* _REQUIRED WORK_
Check every line below for the string "with", and copy the lines that contain it.

<<<<

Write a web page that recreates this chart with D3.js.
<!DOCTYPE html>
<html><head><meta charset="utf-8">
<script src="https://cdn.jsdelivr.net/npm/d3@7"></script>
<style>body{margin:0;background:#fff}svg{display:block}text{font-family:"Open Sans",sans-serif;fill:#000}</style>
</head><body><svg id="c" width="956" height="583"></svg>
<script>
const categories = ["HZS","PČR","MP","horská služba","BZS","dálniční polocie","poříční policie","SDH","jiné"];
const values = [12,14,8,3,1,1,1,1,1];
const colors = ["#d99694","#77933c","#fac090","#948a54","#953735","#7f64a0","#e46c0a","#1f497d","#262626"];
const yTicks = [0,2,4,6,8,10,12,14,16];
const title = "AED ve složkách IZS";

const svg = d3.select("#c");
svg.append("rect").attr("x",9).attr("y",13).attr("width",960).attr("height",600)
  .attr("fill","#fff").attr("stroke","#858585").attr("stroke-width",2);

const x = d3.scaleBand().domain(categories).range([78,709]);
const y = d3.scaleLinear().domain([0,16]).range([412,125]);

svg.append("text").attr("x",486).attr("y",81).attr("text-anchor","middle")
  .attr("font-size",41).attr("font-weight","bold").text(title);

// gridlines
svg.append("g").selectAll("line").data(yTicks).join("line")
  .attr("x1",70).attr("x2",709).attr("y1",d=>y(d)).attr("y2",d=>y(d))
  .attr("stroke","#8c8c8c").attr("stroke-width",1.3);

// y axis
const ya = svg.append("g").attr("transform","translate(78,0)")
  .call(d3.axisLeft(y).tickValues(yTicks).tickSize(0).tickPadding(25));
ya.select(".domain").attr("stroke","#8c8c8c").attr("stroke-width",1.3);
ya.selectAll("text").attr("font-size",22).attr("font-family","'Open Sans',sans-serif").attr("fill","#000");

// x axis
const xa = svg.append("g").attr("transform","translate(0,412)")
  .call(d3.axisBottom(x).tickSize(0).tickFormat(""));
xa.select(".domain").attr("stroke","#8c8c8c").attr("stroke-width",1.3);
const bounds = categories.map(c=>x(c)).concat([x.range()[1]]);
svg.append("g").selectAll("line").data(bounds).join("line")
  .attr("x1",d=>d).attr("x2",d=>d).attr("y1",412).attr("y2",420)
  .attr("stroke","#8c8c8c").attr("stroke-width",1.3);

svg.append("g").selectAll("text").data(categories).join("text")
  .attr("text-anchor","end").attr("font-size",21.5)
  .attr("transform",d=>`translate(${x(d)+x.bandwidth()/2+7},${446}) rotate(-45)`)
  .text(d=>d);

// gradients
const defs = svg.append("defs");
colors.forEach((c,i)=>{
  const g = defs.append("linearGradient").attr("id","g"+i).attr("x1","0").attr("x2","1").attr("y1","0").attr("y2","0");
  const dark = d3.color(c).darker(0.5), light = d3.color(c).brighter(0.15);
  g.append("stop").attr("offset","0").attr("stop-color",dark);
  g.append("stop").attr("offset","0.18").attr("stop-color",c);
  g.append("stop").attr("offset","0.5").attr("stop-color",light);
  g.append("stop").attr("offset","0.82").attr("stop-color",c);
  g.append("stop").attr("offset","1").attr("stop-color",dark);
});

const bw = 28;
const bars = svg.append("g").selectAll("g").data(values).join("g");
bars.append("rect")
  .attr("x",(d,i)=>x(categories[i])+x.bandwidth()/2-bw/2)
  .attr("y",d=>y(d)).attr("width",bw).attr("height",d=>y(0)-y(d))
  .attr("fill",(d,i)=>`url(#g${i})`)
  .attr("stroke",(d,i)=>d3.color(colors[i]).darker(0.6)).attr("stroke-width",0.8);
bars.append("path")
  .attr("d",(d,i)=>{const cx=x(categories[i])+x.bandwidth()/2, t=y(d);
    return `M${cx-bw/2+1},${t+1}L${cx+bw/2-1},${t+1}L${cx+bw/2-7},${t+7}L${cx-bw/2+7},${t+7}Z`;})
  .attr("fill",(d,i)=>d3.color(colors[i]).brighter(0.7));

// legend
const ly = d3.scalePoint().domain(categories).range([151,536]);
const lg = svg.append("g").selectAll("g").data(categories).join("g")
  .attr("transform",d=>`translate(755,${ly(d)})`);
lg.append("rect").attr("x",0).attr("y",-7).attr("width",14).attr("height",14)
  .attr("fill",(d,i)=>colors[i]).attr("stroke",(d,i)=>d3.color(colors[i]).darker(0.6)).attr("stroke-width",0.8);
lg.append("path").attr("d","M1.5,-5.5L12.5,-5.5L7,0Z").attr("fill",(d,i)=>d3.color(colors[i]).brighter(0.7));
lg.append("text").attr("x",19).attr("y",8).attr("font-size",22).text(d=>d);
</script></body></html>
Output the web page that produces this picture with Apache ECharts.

>>>>

* _ANSWER FOR THE TASK_
Write a web page that recreates this chart with D3.js.
Output the web page that produces this picture with Apache ECharts.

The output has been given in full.